** BEGIN **

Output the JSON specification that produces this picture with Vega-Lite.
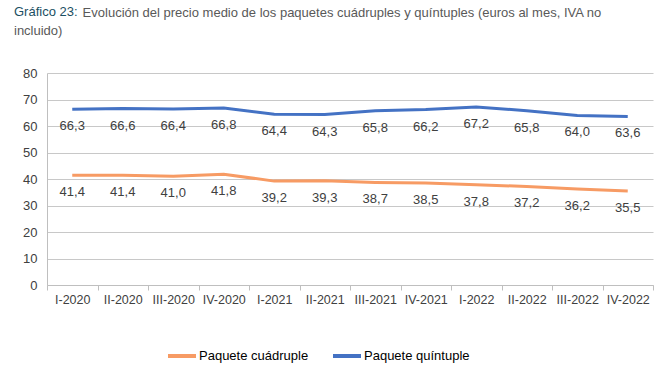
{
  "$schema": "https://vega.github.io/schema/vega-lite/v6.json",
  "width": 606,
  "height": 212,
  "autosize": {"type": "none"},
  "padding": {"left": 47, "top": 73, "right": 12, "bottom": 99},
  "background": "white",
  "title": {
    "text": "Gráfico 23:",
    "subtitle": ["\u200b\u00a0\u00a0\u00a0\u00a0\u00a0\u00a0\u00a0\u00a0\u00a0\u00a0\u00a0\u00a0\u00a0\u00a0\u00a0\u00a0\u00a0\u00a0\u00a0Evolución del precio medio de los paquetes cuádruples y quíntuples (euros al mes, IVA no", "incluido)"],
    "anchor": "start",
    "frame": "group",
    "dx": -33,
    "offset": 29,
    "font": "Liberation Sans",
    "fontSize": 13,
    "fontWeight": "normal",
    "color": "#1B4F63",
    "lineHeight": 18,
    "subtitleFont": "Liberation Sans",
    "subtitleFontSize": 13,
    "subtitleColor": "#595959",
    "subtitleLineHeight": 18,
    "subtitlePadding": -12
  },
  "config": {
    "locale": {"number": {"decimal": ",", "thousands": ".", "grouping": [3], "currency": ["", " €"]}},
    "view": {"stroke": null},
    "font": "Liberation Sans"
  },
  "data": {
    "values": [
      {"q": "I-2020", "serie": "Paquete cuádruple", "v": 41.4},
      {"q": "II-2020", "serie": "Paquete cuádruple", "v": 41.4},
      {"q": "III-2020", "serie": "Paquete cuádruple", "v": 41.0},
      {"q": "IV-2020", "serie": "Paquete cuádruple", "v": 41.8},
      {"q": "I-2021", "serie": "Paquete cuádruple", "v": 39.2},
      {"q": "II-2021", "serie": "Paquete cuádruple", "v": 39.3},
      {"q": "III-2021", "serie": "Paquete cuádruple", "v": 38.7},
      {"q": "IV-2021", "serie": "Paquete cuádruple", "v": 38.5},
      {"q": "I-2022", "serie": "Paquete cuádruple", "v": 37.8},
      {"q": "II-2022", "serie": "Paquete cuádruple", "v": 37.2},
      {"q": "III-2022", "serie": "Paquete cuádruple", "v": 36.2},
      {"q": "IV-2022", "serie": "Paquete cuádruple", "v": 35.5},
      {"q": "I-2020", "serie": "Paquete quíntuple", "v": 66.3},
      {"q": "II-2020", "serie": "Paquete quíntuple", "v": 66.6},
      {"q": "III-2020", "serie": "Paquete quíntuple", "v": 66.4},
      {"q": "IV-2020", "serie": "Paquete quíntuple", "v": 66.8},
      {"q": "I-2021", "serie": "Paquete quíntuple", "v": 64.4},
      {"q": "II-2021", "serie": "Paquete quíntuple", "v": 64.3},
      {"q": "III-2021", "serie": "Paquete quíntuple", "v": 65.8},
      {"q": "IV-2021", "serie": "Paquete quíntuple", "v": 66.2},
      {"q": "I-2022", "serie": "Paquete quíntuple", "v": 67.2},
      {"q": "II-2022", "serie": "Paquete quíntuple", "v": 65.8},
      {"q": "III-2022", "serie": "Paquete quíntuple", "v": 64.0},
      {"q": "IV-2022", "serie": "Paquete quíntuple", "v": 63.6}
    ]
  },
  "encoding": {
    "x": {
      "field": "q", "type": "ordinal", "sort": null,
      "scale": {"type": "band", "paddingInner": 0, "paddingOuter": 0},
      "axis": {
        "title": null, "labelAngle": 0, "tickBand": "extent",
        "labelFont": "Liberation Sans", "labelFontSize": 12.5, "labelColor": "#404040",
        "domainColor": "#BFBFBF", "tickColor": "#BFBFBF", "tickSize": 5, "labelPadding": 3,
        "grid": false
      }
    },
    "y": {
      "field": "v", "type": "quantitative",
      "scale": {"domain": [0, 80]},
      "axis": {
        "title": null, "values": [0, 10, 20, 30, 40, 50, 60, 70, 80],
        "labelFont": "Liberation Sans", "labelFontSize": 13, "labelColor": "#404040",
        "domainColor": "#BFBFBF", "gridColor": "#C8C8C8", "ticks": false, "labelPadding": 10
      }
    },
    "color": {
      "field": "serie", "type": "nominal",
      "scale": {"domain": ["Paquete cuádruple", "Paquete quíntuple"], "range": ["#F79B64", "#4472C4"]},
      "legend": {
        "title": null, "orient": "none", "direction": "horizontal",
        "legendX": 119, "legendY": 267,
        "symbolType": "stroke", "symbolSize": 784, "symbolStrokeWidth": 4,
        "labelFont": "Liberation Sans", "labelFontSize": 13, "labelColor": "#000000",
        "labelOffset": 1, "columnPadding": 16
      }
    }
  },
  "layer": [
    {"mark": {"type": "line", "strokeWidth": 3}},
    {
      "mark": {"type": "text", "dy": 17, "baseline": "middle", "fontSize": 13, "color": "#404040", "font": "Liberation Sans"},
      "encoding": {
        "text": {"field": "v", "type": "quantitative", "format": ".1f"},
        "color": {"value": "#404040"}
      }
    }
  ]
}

** END **

EXERCISE AIM ▸ Copy each line in full and exactly, omitting any picture.

OUTPUT FOR THIS EXERCISE ▸
Output the JSON specification that produces this picture with Vega-Lite.
{
  "$schema": "https://vega.github.io/schema/vega-lite/v6.json",
  "width": 606,
  "height": 212,
  "autosize": {"type": "none"},
  "padding": {"left": 47, "top": 73, "right": 12, "bottom": 99},
  "background": "white",
  "title": {
    "text": "Gráfico 23:",
    "subtitle": ["\u200b\u00a0\u00a0\u00a0\u00a0\u00a0\u00a0\u00a0\u00a0\u00a0\u00a0\u00a0\u00a0\u00a0\u00a0\u00a0\u00a0\u00a0\u00a0\u00a0Evolución del precio medio de los paquetes cuádruples y quíntuples (euros al mes, IVA no", "incluido)"],
    "anchor": "start",
    "frame": "group",
    "dx": -33,
    "offset": 29,
    "font": "Liberation Sans",
    "fontSize": 13,
    "fontWeight": "normal",
    "color": "#1B4F63",
    "lineHeight": 18,
    "subtitleFont": "Liberation Sans",
    "subtitleFontSize": 13,
    "subtitleColor": "#595959",
    "subtitleLineHeight": 18,
    "subtitlePadding": -12
  },
  "config": {
    "locale": {"number": {"decimal": ",", "thousands": ".", "grouping": [3], "currency": ["", " €"]}},
    "view": {"stroke": null},
    "font": "Liberation Sans"
  },
  "data": {
    "values": [
      {"q": "I-2020", "serie": "Paquete cuádruple", "v": 41.4},
      {"q": "II-2020", "serie": "Paquete cuádruple", "v": 41.4},
      {"q": "III-2020", "serie": "Paquete cuádruple", "v": 41.0},
      {"q": "IV-2020", "serie": "Paquete cuádruple", "v": 41.8},
      {"q": "I-2021", "serie": "Paquete cuádruple", "v": 39.2},
      {"q": "II-2021", "serie": "Paquete cuádruple", "v": 39.3},
      {"q": "III-2021", "serie": "Paquete cuádruple", "v": 38.7},
      {"q": "IV-2021", "serie": "Paquete cuádruple", "v": 38.5},
      {"q": "I-2022", "serie": "Paquete cuádruple", "v": 37.8},
      {"q": "II-2022", "serie": "Paquete cuádruple", "v": 37.2},
      {"q": "III-2022", "serie": "Paquete cuádruple", "v": 36.2},
      {"q": "IV-2022", "serie": "Paquete cuádruple", "v": 35.5},
      {"q": "I-2020", "serie": "Paquete quíntuple", "v": 66.3},
      {"q": "II-2020", "serie": "Paquete quíntuple", "v": 66.6},
      {"q": "III-2020", "serie": "Paquete quíntuple", "v": 66.4},
      {"q": "IV-2020", "serie": "Paquete quíntuple", "v": 66.8},
      {"q": "I-2021", "serie": "Paquete quíntuple", "v": 64.4},
      {"q": "II-2021", "serie": "Paquete quíntuple", "v": 64.3},
      {"q": "III-2021", "serie": "Paquete quíntuple", "v": 65.8},
      {"q": "IV-2021", "serie": "Paquete quíntuple", "v": 66.2},
      {"q": "I-2022", "serie": "Paquete quíntuple", "v": 67.2},
      {"q": "II-2022", "serie": "Paquete quíntuple", "v": 65.8},
      {"q": "III-2022", "serie": "Paquete quíntuple", "v": 64.0},
      {"q": "IV-2022", "serie": "Paquete quíntuple", "v": 63.6}
    ]
  },
  "encoding": {
    "x": {
      "field": "q", "type": "ordinal", "sort": null,
      "scale": {"type": "band", "paddingInner": 0, "paddingOuter": 0},
      "axis": {
        "title": null, "labelAngle": 0, "tickBand": "extent",
        "labelFont": "Liberation Sans", "labelFontSize": 12.5, "labelColor": "#404040",
        "domainColor": "#BFBFBF", "tickColor": "#BFBFBF", "tickSize": 5, "labelPadding": 3,
        "grid": false
      }
    },
    "y": {
      "field": "v", "type": "quantitative",
      "scale": {"domain": [0, 80]},
      "axis": {
        "title": null, "values": [0, 10, 20, 30, 40, 50, 60, 70, 80],
        "labelFont": "Liberation Sans", "labelFontSize": 13, "labelColor": "#404040",
        "domainColor": "#BFBFBF", "gridColor": "#C8C8C8", "ticks": false, "labelPadding": 10
      }
    },
    "color": {
      "field": "serie", "type": "nominal",
      "scale": {"domain": ["Paquete cuádruple", "Paquete quíntuple"], "range": ["#F79B64", "#4472C4"]},
      "legend": {
        "title": null, "orient": "none", "direction": "horizontal",
        "legendX": 119, "legendY": 267,
        "symbolType": "stroke", "symbolSize": 784, "symbolStrokeWidth": 4,
        "labelFont": "Liberation Sans", "labelFontSize": 13, "labelColor": "#000000",
        "labelOffset": 1, "columnPadding": 16
      }
    }
  },
  "layer": [
    {"mark": {"type": "line", "strokeWidth": 3}},
    {
      "mark": {"type": "text", "dy": 17, "baseline": "middle", "fontSize": 13, "color": "#404040", "font": "Liberation Sans"},
      "encoding": {
        "text": {"field": "v", "type": "quantitative", "format": ".1f"},
        "color": {"value": "#404040"}
      }
    }
  ]
}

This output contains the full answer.